RECORDED DATA:
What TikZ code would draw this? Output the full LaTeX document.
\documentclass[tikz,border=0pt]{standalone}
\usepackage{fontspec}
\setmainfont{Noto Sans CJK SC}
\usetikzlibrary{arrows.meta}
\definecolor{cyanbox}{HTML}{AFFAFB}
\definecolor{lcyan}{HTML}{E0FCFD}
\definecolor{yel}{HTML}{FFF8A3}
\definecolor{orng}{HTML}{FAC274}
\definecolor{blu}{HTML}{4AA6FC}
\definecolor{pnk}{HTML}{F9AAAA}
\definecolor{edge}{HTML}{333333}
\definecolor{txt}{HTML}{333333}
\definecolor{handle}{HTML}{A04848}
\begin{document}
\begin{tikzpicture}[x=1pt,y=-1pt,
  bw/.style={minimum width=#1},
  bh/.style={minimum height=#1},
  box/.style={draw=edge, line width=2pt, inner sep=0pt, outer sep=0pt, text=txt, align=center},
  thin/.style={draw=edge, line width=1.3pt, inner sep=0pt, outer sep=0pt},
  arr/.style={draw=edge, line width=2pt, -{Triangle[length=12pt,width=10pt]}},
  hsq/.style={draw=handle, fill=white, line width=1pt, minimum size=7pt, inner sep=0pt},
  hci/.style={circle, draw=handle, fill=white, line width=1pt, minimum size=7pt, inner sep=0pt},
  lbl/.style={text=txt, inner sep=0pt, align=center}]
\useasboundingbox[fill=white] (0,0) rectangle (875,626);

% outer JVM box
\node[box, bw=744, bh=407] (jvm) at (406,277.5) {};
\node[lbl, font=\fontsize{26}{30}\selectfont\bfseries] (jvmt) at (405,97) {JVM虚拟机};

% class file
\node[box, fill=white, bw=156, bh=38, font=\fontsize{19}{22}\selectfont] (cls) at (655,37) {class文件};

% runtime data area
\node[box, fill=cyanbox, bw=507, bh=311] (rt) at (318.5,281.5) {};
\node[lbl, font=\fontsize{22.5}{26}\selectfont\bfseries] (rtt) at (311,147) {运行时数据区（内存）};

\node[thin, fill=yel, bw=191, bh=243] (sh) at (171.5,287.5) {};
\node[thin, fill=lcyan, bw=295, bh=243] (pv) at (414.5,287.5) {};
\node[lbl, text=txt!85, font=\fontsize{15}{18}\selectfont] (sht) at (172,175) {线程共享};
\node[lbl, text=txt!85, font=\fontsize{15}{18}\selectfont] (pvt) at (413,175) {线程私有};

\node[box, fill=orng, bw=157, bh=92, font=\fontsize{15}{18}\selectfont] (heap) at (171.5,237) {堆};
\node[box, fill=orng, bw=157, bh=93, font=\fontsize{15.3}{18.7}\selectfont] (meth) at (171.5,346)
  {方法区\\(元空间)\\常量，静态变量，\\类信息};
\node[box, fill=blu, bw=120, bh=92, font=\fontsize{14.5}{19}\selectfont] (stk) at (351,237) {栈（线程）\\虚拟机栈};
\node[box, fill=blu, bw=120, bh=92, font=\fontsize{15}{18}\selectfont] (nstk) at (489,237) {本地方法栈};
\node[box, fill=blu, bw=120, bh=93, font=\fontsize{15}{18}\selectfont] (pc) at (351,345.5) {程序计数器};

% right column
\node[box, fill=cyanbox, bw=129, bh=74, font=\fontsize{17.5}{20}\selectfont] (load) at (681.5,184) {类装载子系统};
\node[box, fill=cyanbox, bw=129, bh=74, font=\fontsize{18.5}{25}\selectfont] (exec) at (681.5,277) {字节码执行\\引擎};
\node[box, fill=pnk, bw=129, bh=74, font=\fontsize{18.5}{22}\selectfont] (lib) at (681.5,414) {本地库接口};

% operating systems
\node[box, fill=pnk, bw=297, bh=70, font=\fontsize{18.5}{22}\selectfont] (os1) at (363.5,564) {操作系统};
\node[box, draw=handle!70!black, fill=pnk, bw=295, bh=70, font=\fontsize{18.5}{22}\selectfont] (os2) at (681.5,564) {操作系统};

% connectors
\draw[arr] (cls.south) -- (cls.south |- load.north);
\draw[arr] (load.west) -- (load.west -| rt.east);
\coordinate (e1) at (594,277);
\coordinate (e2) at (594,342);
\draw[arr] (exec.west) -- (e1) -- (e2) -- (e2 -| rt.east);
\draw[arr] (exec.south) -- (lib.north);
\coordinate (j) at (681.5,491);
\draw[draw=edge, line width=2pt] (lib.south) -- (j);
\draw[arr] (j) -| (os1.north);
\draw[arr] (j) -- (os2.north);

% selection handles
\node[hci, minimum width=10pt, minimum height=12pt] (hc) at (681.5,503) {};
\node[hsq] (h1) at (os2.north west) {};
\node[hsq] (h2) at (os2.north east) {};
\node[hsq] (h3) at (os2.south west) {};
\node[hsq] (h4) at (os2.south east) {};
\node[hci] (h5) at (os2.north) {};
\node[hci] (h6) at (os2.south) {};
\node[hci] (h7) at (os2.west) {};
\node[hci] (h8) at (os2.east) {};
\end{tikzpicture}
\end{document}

STATED EXERCISE:
Quote the listing in full, please, keeping every line exact.

PROBLEM SOLUTION:
What TikZ code would draw this? Output the full LaTeX document.
\documentclass[tikz,border=0pt]{standalone}
\usepackage{fontspec}
\setmainfont{Noto Sans CJK SC}
\usetikzlibrary{arrows.meta}
\definecolor{cyanbox}{HTML}{AFFAFB}
\definecolor{lcyan}{HTML}{E0FCFD}
\definecolor{yel}{HTML}{FFF8A3}
\definecolor{orng}{HTML}{FAC274}
\definecolor{blu}{HTML}{4AA6FC}
\definecolor{pnk}{HTML}{F9AAAA}
\definecolor{edge}{HTML}{333333}
\definecolor{txt}{HTML}{333333}
\definecolor{handle}{HTML}{A04848}
\begin{document}
\begin{tikzpicture}[x=1pt,y=-1pt,
  bw/.style={minimum width=#1},
  bh/.style={minimum height=#1},
  box/.style={draw=edge, line width=2pt, inner sep=0pt, outer sep=0pt, text=txt, align=center},
  thin/.style={draw=edge, line width=1.3pt, inner sep=0pt, outer sep=0pt},
  arr/.style={draw=edge, line width=2pt, -{Triangle[length=12pt,width=10pt]}},
  hsq/.style={draw=handle, fill=white, line width=1pt, minimum size=7pt, inner sep=0pt},
  hci/.style={circle, draw=handle, fill=white, line width=1pt, minimum size=7pt, inner sep=0pt},
  lbl/.style={text=txt, inner sep=0pt, align=center}]
\useasboundingbox[fill=white] (0,0) rectangle (875,626);

% outer JVM box
\node[box, bw=744, bh=407] (jvm) at (406,277.5) {};
\node[lbl, font=\fontsize{26}{30}\selectfont\bfseries] (jvmt) at (405,97) {JVM虚拟机};

% class file
\node[box, fill=white, bw=156, bh=38, font=\fontsize{19}{22}\selectfont] (cls) at (655,37) {class文件};

% runtime data area
\node[box, fill=cyanbox, bw=507, bh=311] (rt) at (318.5,281.5) {};
\node[lbl, font=\fontsize{22.5}{26}\selectfont\bfseries] (rtt) at (311,147) {运行时数据区（内存）};

\node[thin, fill=yel, bw=191, bh=243] (sh) at (171.5,287.5) {};
\node[thin, fill=lcyan, bw=295, bh=243] (pv) at (414.5,287.5) {};
\node[lbl, text=txt!85, font=\fontsize{15}{18}\selectfont] (sht) at (172,175) {线程共享};
\node[lbl, text=txt!85, font=\fontsize{15}{18}\selectfont] (pvt) at (413,175) {线程私有};

\node[box, fill=orng, bw=157, bh=92, font=\fontsize{15}{18}\selectfont] (heap) at (171.5,237) {堆};
\node[box, fill=orng, bw=157, bh=93, font=\fontsize{15.3}{18.7}\selectfont] (meth) at (171.5,346)
  {方法区\\(元空间)\\常量，静态变量，\\类信息};
\node[box, fill=blu, bw=120, bh=92, font=\fontsize{14.5}{19}\selectfont] (stk) at (351,237) {栈（线程）\\虚拟机栈};
\node[box, fill=blu, bw=120, bh=92, font=\fontsize{15}{18}\selectfont] (nstk) at (489,237) {本地方法栈};
\node[box, fill=blu, bw=120, bh=93, font=\fontsize{15}{18}\selectfont] (pc) at (351,345.5) {程序计数器};

% right column
\node[box, fill=cyanbox, bw=129, bh=74, font=\fontsize{17.5}{20}\selectfont] (load) at (681.5,184) {类装载子系统};
\node[box, fill=cyanbox, bw=129, bh=74, font=\fontsize{18.5}{25}\selectfont] (exec) at (681.5,277) {字节码执行\\引擎};
\node[box, fill=pnk, bw=129, bh=74, font=\fontsize{18.5}{22}\selectfont] (lib) at (681.5,414) {本地库接口};

% operating systems
\node[box, fill=pnk, bw=297, bh=70, font=\fontsize{18.5}{22}\selectfont] (os1) at (363.5,564) {操作系统};
\node[box, draw=handle!70!black, fill=pnk, bw=295, bh=70, font=\fontsize{18.5}{22}\selectfont] (os2) at (681.5,564) {操作系统};

% connectors
\draw[arr] (cls.south) -- (cls.south |- load.north);
\draw[arr] (load.west) -- (load.west -| rt.east);
\coordinate (e1) at (594,277);
\coordinate (e2) at (594,342);
\draw[arr] (exec.west) -- (e1) -- (e2) -- (e2 -| rt.east);
\draw[arr] (exec.south) -- (lib.north);
\coordinate (j) at (681.5,491);
\draw[draw=edge, line width=2pt] (lib.south) -- (j);
\draw[arr] (j) -| (os1.north);
\draw[arr] (j) -- (os2.north);

% selection handles
\node[hci, minimum width=10pt, minimum height=12pt] (hc) at (681.5,503) {};
\node[hsq] (h1) at (os2.north west) {};
\node[hsq] (h2) at (os2.north east) {};
\node[hsq] (h3) at (os2.south west) {};
\node[hsq] (h4) at (os2.south east) {};
\node[hci] (h5) at (os2.north) {};
\node[hci] (h6) at (os2.south) {};
\node[hci] (h7) at (os2.west) {};
\node[hci] (h8) at (os2.east) {};
\end{tikzpicture}
\end{document}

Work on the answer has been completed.